= WRITTEN INSTRUCTION =
Return every line of the data below that includes the string "this".

= RAW RECORDS =
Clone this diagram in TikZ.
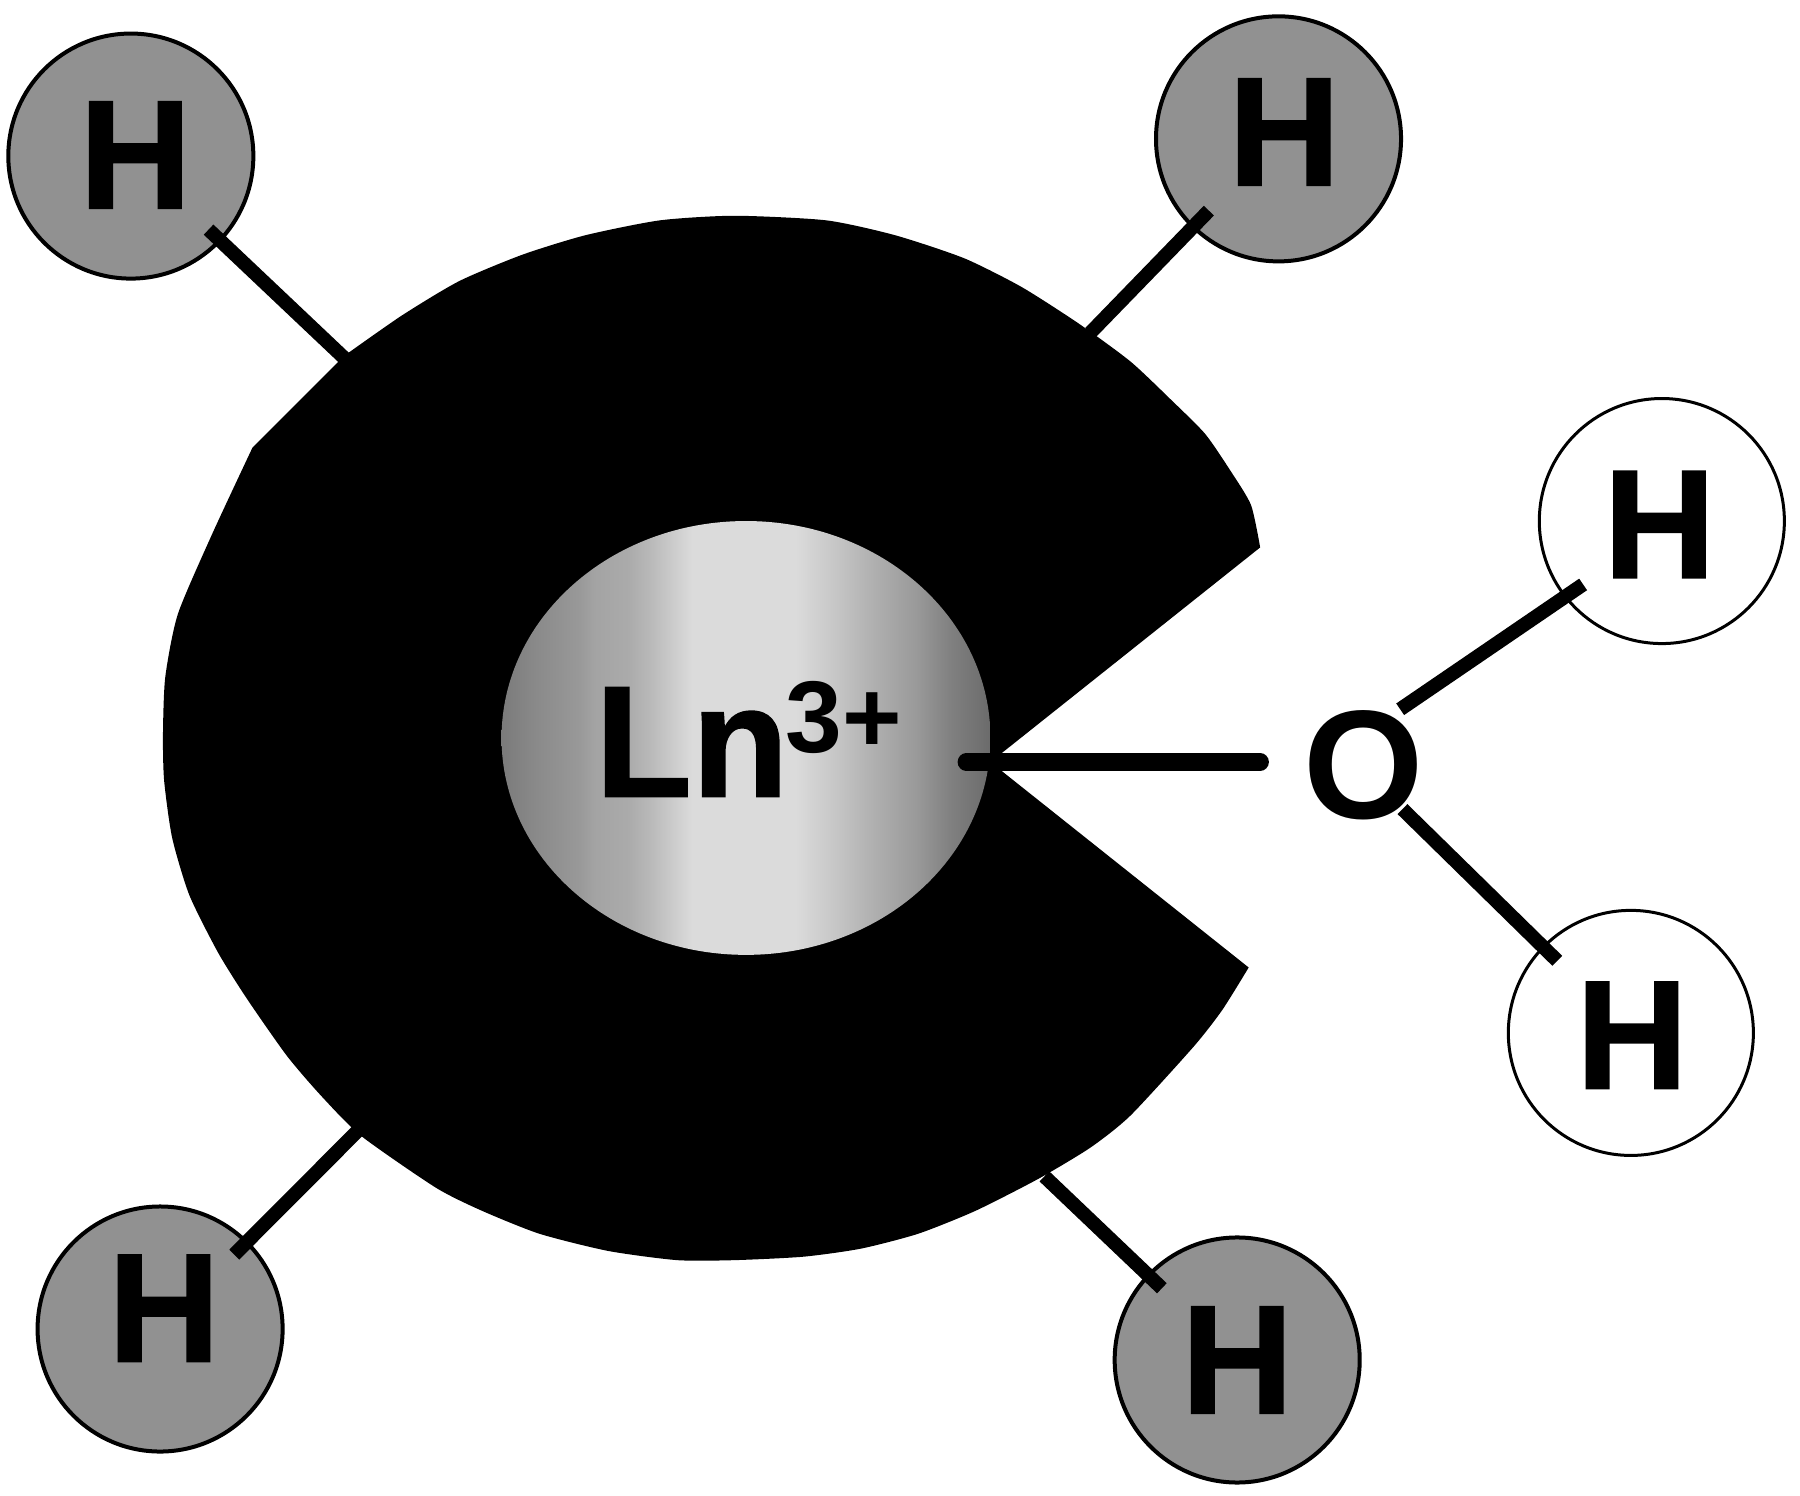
\documentclass[tikz,border=0pt]{standalone}
\usepackage{fontspec}
\setmainfont{Liberation Sans}
\newfontfamily\heavyfont{Liberation Sans Bold}[FakeBold=1.2]
\pgfdeclarehorizontalshading{ionshade}{100bp}{
  color(0bp)=(black!52);
  color(25bp)=(black!52);
  color(28.5bp)=(black!46);
  color(33bp)=(black!40);
  color(34.5bp)=(black!36);
  color(38bp)=(black!33);
  color(40bp)=(black!28);
  color(44.5bp)=(black!14);
  color(55bp)=(black!14);
  color(59bp)=(black!22);
  color(62.5bp)=(black!30);
  color(67.5bp)=(black!40);
  color(71bp)=(black!50);
  color(75bp)=(black!58);
  color(100bp)=(black!58)}
\tikzset{
  atom/.style={circle,draw=black,minimum size=2.45cm,inner sep=0pt},
  boundatom/.style={atom,fill=black!43,line width=0.04cm},
  freeatom/.style={atom,fill=white,line width=0.03cm},
  atomlabel/.style={inner sep=0pt,font=\fontsize{44}{44}\selectfont\heavyfont},
  bond/.style={draw=black,line width=0.14cm},
  thickbond/.style={draw=black,line width=0.175cm,line cap=round}
}
\begin{document}
\begin{tikzpicture}[x=0.011477cm,y=-0.011477cm]
\useasboundingbox (0,0) rectangle (1568.4,1302.7);
% ligand cage
\fill[black] plot[smooth,tension=0.4] coordinates {(1098,477) (1090,440) (1072,410) (1050,378) (1020,348) (985,315) (940,282) (890,250) (840,225) (780,205) (720,192) (640,188) (575,192) (510,205) (455,222) (400,245) (350,275) (300,310)}
  -- (220,390) -- plot[smooth,tension=0.4] coordinates {(220,390) (185,465) (155,535) (144,590) (142,640) (143,680) (150,730) (165,780) (190,830) (215,870) (250,920) (280,955) (315,990) (380,1035) (420,1055) (470,1075) (530,1090) (590,1098) (640,1098) (700,1095) (750,1088) (800,1075) (850,1055) (905,1027) (950,1000) (985,972) (1040,912) (1065,880) (1088,843)}
  -- (863,664) -- cycle;
% ion
\path[shading=ionshade] (650,643) ellipse [x radius=213, y radius=189];
\node[inner sep=0pt,anchor=base west,font=\fontsize{45}{45}\selectfont\heavyfont] (ln) at (518,694) {Ln};
\node[inner sep=0pt,anchor=base west,font=\fontsize{29}{29}\selectfont\bfseries] (charge) at (684,656) {3+};
\coordinate (ionend) at (842,664);
\coordinate (freeend) at (1098,664);
% atoms
\node[boundatom] (h1) at (114,136) {};
\node[boundatom] (h2) at (1114,121) {};
\node[boundatom] (h5) at (139.5,1158) {};
\node[boundatom] (h6) at (1078,1185) {};
\node[freeatom] (h3) at (1448,454) {};
\node[freeatom] (h4) at (1421,900) {};
\node[atomlabel] (t1) at (118,135) {H};
\node[atomlabel] (t2) at (1119,115) {H};
\node[atomlabel] (t3) at (1446,457) {H};
\node[atomlabel] (t4) at (1422,902) {H};
\node[atomlabel] (t5) at (143,1140) {H};
\node[atomlabel] (t6) at (1078,1185) {H};
\node[inner sep=0pt,font=\fontsize{44}{44}\selectfont\bfseries] (o) at (1188,667) {O};
% bond ends
\coordinate (c1) at (300,312);
\coordinate (c2) at (950,290);
\coordinate (c5) at (312,985);
\coordinate (c6) at (910,1025);
\coordinate (ob1) at (1220,618);
\coordinate (ob2) at (1222,705);
% bonds
\draw[bond,shorten <=1.07cm] (h1.center) -- (c1);
\draw[bond,shorten <=1.0cm] (h2.center) -- (c2);
\draw[bond,shorten <=1.05cm] (h5.center) -- (c5);
\draw[bond,shorten <=1.04cm] (h6.center) -- (c6);
\draw[bond,shorten <=-0.23cm] (h3.218.5) -- (ob1);
\draw[bond,shorten <=1.03cm] (h4.center) -- (ob2);
\draw[thickbond] (ionend) -- (freeend);
\end{tikzpicture}
\end{document}
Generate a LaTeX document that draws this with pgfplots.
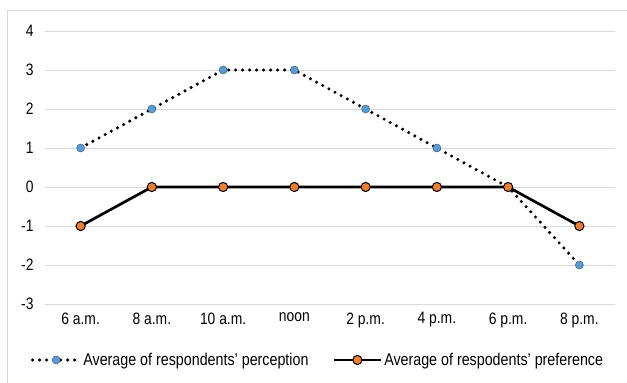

= RESPONSE =
Clone this diagram in TikZ.
Generate a LaTeX document that draws this with pgfplots.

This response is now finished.